■ YOUR OBJECTIVE ■
Only the lines from the line containing "Output the LaTeX" to the line containing "(estudiot) at (1035,309)", with both of those lines, are to be repeated exactly. Leave the images out.

■ Data items ■
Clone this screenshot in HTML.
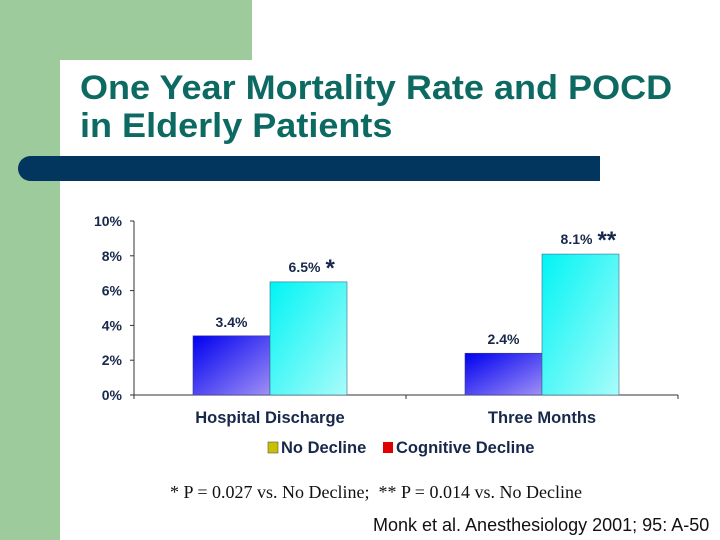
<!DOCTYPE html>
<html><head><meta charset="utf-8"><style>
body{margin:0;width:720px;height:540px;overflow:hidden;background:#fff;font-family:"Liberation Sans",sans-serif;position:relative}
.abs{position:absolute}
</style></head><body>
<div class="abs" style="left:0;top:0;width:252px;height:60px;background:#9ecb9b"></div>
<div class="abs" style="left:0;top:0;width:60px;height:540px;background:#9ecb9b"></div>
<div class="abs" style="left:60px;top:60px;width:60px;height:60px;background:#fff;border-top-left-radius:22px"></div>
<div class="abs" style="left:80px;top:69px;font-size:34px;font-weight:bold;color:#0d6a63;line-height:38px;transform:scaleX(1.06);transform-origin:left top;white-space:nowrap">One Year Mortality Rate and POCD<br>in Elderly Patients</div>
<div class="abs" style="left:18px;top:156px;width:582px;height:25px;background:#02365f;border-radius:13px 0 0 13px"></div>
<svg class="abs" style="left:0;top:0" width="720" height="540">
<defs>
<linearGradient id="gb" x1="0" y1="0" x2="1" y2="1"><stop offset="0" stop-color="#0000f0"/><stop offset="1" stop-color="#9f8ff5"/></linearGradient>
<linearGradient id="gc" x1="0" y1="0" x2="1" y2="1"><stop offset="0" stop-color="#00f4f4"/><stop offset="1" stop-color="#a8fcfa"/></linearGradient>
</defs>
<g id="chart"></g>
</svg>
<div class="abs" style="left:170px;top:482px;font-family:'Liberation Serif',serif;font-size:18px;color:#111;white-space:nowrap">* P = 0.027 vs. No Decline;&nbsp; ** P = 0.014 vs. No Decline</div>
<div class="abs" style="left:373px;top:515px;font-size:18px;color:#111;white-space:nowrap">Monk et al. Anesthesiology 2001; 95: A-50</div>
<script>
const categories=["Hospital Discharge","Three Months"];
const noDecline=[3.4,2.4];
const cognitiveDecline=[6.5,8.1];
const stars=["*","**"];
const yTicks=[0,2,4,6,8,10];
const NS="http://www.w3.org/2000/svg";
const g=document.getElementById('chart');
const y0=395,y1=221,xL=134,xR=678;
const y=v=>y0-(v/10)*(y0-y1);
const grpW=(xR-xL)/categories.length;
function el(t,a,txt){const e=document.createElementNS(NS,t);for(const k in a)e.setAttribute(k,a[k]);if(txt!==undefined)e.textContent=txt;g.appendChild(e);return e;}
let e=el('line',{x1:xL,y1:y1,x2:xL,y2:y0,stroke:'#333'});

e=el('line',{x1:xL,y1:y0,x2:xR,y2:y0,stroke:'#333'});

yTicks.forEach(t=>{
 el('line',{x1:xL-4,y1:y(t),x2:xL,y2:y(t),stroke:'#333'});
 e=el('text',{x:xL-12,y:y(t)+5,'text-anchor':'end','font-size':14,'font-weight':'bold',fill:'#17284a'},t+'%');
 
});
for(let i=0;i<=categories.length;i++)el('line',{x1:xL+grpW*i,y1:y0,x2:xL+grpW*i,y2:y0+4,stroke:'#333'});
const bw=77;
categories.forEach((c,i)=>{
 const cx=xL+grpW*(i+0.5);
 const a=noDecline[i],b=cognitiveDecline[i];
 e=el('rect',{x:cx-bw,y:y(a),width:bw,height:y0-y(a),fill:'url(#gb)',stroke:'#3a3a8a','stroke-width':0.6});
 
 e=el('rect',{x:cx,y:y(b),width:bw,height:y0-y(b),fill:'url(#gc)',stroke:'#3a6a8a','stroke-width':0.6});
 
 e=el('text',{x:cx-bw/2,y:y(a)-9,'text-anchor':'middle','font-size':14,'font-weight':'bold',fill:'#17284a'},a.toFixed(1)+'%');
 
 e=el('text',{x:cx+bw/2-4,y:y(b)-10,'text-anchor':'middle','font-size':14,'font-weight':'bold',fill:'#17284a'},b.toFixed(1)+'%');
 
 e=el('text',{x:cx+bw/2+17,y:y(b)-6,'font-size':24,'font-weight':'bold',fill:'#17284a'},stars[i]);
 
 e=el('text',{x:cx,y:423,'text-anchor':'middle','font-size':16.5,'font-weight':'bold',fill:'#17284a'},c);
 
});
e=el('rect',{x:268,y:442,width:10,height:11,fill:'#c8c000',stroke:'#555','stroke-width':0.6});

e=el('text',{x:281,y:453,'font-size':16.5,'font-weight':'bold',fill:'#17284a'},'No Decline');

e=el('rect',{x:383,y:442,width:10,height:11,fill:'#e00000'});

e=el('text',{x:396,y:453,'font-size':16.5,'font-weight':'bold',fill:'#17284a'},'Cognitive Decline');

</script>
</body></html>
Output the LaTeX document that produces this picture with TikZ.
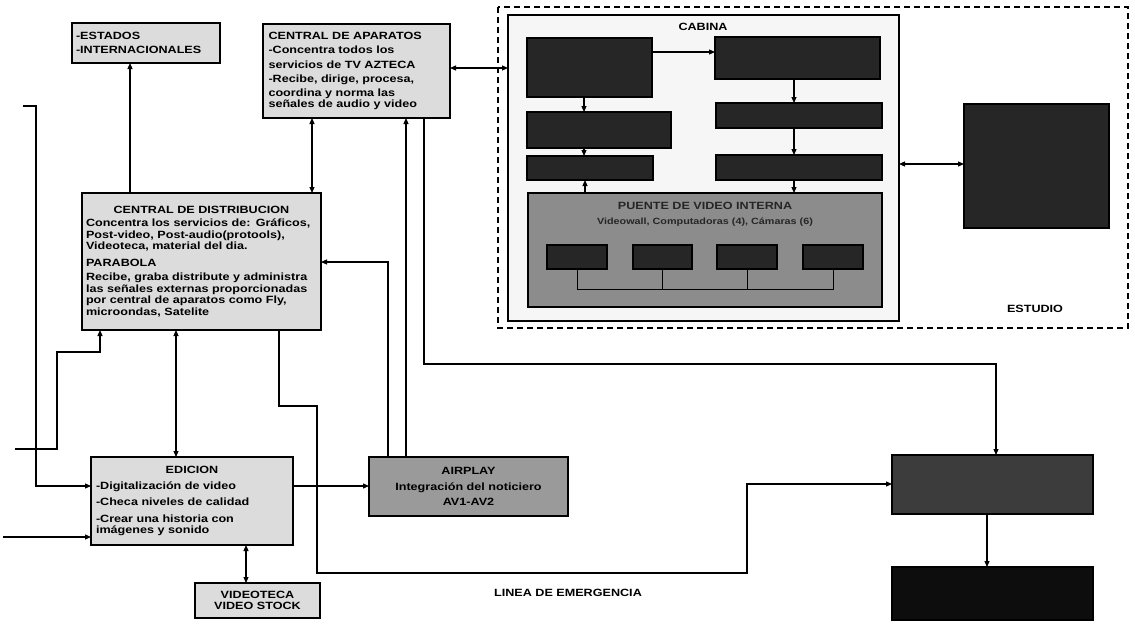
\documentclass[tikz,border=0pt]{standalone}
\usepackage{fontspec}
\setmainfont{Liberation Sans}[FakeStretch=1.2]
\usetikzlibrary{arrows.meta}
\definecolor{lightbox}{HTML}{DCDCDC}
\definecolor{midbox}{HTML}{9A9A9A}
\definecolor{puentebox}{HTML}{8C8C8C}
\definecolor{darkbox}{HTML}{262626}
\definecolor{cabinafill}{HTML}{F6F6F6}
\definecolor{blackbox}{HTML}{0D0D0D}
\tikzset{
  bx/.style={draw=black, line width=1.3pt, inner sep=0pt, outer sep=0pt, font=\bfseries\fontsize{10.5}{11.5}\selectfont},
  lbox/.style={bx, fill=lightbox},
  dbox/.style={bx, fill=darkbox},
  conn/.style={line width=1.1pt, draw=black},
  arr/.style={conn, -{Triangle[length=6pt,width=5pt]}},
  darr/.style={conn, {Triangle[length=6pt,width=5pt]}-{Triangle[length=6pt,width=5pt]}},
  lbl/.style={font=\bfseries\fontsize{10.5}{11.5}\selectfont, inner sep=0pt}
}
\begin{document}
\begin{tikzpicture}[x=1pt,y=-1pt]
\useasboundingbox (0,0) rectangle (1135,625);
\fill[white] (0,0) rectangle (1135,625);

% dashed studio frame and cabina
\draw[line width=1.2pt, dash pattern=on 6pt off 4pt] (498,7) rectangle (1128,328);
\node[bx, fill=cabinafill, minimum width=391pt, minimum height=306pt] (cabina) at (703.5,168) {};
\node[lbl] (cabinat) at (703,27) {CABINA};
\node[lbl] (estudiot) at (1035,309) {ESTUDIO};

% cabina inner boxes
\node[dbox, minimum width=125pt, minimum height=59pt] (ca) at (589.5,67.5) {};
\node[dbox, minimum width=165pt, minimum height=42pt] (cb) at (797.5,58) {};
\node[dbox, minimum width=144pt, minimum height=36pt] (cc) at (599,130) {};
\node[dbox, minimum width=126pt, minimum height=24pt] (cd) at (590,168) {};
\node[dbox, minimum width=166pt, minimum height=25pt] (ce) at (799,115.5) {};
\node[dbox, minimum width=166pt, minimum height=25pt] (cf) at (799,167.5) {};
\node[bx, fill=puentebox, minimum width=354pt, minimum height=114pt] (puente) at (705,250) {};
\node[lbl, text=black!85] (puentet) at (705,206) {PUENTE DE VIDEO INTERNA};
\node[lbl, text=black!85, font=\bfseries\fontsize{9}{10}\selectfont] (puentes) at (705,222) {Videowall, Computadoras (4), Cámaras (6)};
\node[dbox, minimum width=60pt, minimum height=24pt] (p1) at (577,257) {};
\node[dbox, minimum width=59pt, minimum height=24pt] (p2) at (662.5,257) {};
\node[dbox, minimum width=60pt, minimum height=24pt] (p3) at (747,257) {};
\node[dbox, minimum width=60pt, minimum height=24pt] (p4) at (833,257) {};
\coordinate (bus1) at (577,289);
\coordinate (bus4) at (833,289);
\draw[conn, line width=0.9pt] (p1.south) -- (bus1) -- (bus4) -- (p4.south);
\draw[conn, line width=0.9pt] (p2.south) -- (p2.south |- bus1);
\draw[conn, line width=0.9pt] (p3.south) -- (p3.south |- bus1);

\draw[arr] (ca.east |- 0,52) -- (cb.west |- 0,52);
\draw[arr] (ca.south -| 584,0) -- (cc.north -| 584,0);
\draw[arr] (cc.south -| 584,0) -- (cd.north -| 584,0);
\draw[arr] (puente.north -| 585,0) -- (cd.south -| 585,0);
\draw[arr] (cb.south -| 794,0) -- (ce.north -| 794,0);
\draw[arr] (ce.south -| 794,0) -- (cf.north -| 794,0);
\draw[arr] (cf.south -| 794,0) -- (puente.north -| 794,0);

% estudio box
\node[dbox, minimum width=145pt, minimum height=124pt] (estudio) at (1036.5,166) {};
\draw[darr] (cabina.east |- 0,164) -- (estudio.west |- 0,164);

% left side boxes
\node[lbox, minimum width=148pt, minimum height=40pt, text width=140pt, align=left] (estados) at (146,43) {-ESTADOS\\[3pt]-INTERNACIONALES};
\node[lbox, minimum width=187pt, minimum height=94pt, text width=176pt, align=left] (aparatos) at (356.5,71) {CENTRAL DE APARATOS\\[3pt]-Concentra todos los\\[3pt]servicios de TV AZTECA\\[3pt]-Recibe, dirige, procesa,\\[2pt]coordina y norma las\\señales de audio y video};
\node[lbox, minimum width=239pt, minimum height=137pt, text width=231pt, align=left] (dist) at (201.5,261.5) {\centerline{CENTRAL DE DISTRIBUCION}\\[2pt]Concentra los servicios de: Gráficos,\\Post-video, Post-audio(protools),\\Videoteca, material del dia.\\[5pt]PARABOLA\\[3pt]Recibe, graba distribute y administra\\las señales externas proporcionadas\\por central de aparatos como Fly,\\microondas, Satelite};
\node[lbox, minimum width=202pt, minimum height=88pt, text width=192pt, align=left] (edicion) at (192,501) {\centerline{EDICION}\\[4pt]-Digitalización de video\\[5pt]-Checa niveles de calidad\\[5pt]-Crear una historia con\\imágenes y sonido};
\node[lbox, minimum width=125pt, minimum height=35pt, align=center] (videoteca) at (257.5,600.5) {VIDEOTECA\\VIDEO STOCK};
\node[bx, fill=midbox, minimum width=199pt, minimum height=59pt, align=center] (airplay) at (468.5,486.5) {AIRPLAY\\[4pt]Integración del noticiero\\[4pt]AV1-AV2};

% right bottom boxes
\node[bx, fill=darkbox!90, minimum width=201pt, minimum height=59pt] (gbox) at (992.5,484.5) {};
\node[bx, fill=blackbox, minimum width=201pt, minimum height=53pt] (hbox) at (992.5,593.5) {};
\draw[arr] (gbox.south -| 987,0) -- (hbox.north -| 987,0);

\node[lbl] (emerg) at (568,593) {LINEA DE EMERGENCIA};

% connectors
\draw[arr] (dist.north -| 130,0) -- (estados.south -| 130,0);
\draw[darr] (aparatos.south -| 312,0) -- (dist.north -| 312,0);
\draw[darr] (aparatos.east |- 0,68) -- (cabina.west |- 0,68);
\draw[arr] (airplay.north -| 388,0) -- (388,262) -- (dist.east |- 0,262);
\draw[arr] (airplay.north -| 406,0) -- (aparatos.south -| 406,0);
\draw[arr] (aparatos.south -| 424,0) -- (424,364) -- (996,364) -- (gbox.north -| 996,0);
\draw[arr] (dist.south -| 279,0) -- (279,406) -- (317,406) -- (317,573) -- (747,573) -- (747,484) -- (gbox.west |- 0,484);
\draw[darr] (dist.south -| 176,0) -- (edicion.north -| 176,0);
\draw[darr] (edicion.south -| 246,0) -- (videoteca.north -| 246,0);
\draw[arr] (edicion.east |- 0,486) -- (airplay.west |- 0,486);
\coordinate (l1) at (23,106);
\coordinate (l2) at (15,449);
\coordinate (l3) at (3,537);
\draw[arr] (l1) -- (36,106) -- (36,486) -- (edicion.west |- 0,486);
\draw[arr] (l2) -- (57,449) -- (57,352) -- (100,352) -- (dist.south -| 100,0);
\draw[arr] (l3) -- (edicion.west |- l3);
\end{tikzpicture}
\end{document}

■ COMPLETED EXERCISE ■
Output the LaTeX document that produces this picture with TikZ.
\documentclass[tikz,border=0pt]{standalone}
\usepackage{fontspec}
\setmainfont{Liberation Sans}[FakeStretch=1.2]
\usetikzlibrary{arrows.meta}
\definecolor{lightbox}{HTML}{DCDCDC}
\definecolor{midbox}{HTML}{9A9A9A}
\definecolor{puentebox}{HTML}{8C8C8C}
\definecolor{darkbox}{HTML}{262626}
\definecolor{cabinafill}{HTML}{F6F6F6}
\definecolor{blackbox}{HTML}{0D0D0D}
\tikzset{
  bx/.style={draw=black, line width=1.3pt, inner sep=0pt, outer sep=0pt, font=\bfseries\fontsize{10.5}{11.5}\selectfont},
  lbox/.style={bx, fill=lightbox},
  dbox/.style={bx, fill=darkbox},
  conn/.style={line width=1.1pt, draw=black},
  arr/.style={conn, -{Triangle[length=6pt,width=5pt]}},
  darr/.style={conn, {Triangle[length=6pt,width=5pt]}-{Triangle[length=6pt,width=5pt]}},
  lbl/.style={font=\bfseries\fontsize{10.5}{11.5}\selectfont, inner sep=0pt}
}
\begin{document}
\begin{tikzpicture}[x=1pt,y=-1pt]
\useasboundingbox (0,0) rectangle (1135,625);
\fill[white] (0,0) rectangle (1135,625);

% dashed studio frame and cabina
\draw[line width=1.2pt, dash pattern=on 6pt off 4pt] (498,7) rectangle (1128,328);
\node[bx, fill=cabinafill, minimum width=391pt, minimum height=306pt] (cabina) at (703.5,168) {};
\node[lbl] (cabinat) at (703,27) {CABINA};
\node[lbl] (estudiot) at (1035,309) {ESTUDIO};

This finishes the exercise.